Le alternative mancano come l’aria, come l’accesso ai diritti di base. Una zona isolata e abbandonata a sé stessa. Un luogo dove la cultura del ghetto si propaga e si diffonde centellinandosi in infinite forme di ghettizzazione, amplificando la paura e l’inadeguatezza nei confronti di qualunque forma di integrazione. Così si facilita la nascita di regole interne, sistemi altri. Forme di sopravvivenza lontane dai controlli, oggetto di curiosità e risonanza mediatica. “Quando sono venuto qui ad abitare era bellissimo, me lo ricordo come se fosse ora. C’era una baracca dove preparavano le merende con il pane fresco nelle ceste e il prosciutto tagliato con il coltello. Qui dentro si veniva a vendere ancora con la carretta portata dai cavalli. Poi è cominciata la mia brutta storia, quella con l’eroina”. È la testimonianza del “Feroce”, soprannominato così perché da giovane era capace di fare a botte con due, tre persone alla volta, lasciando tutti a terra.

È arrivato nel Parco da bambino, oggi ha 50 anni. Ha abbandonato gli studi in quarta elementare e a 15 anni ha cominciato quella che lui definisce la sua “discesa verso il fondo”: le rapine, gli scippi, la droga, il carcere e la comunità. Il suo destino simile a quello di tanti altri ha però una peculiarità: è stato l’unico pregiudicato in famiglia. “Io ho sbagliato da solo”, racconta e prosegue: “Avevo degli ottimi riferimenti in famiglia, ma mi sono lasciato portare su un’altra strada, quella spianata. Ma con l’amore di un genitore ci si può salvare. Quello che rimpiango è che ho visto il Parco annaffiato di droga e “a draga accir ‘a gente”.

Oggi lavora onestamente, fa il camionista. Mentre parla scambia ogni tanto due parole con Rocky, il pastore tedesco che è la sua ombra. Lo accarezza e dice: “Questo è fedele all’uomo perché non conosce i soldi”. E su un territorio senza alternative, c’è la strada della criminalità per conoscere i soldi, nel quartiere non è difficile incontrarla. Non c’è residente al Parco che non abbia assistito a una sparatoria, a un episodio drammatico o che non abbia traccia sulla propria pelle di un sistema violento. Il dolore cammina accanto alle persone, nelle persone.

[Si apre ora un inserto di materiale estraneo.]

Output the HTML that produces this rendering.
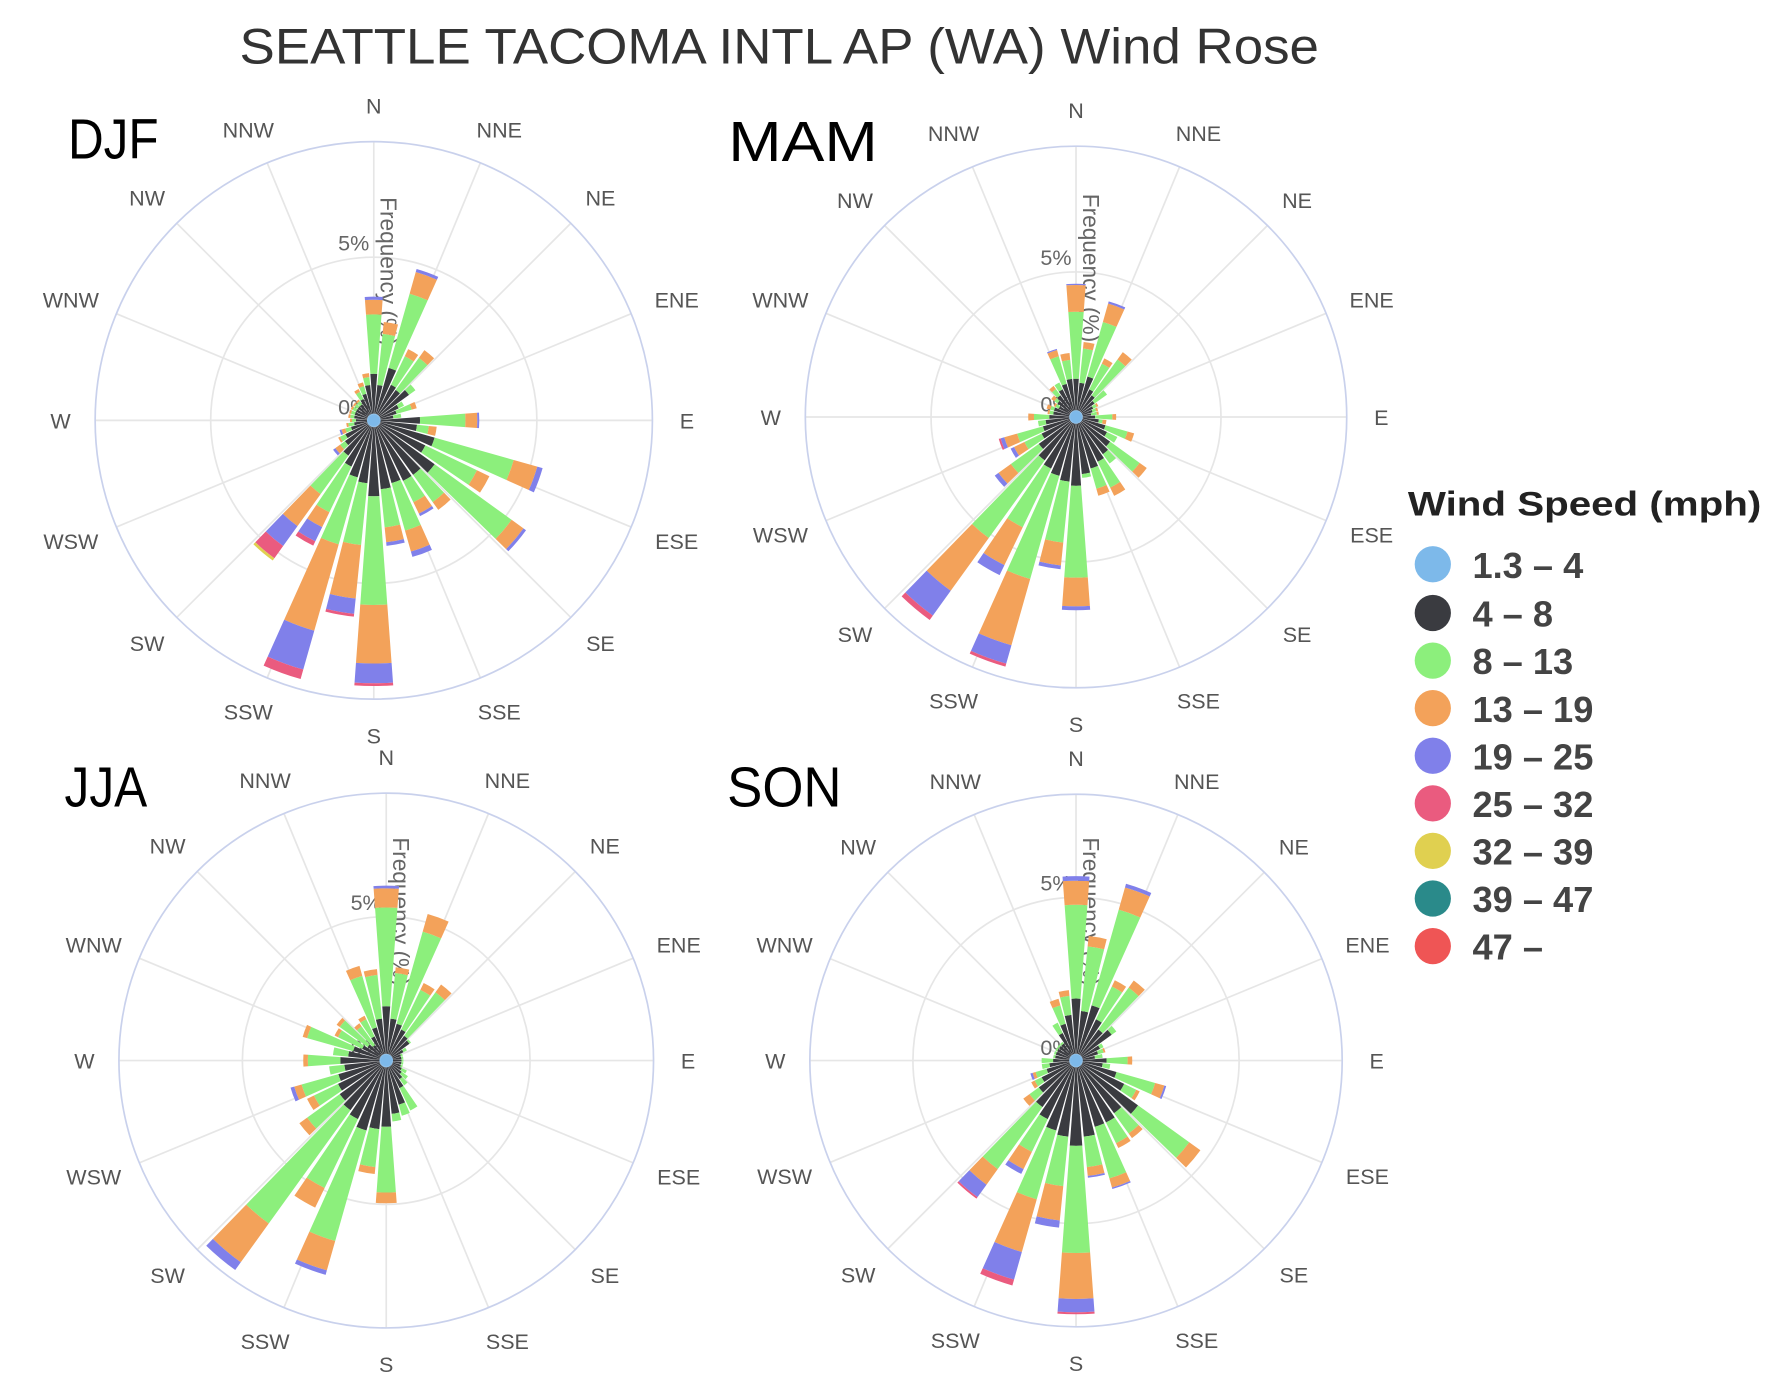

Salvatore Vitale per esempio ne ha viste molte, forse le ha viste tutte. “Totò, sì ‘a storia”, così gli dicono. Strappato anche lui al quartiere di Materdei all’età di 13 anni, oggi ne ha 52. “Quello che ho visto in questo Parco è uno schifo, quanti morti hanno alzato da terra”. Lo dice con ingenuità e semplicità. Salvatore non è mai andato a scuola, è nato con una disabilità cognitiva a causa di una mancanza di ossigeno durante il parto e la madre non se l’è sentita di affidarsi alle scuole del quartiere. Vive in una casa al terzo piano di viale Tulipano, uno dei sette viali in cui è diviso il Parco. Non è autonomo, è la sorella a prendersi cura di lui. Percepisce una pensione per l’invalidità che supporta la famiglia, il minimo indispensabile per tirare avanti.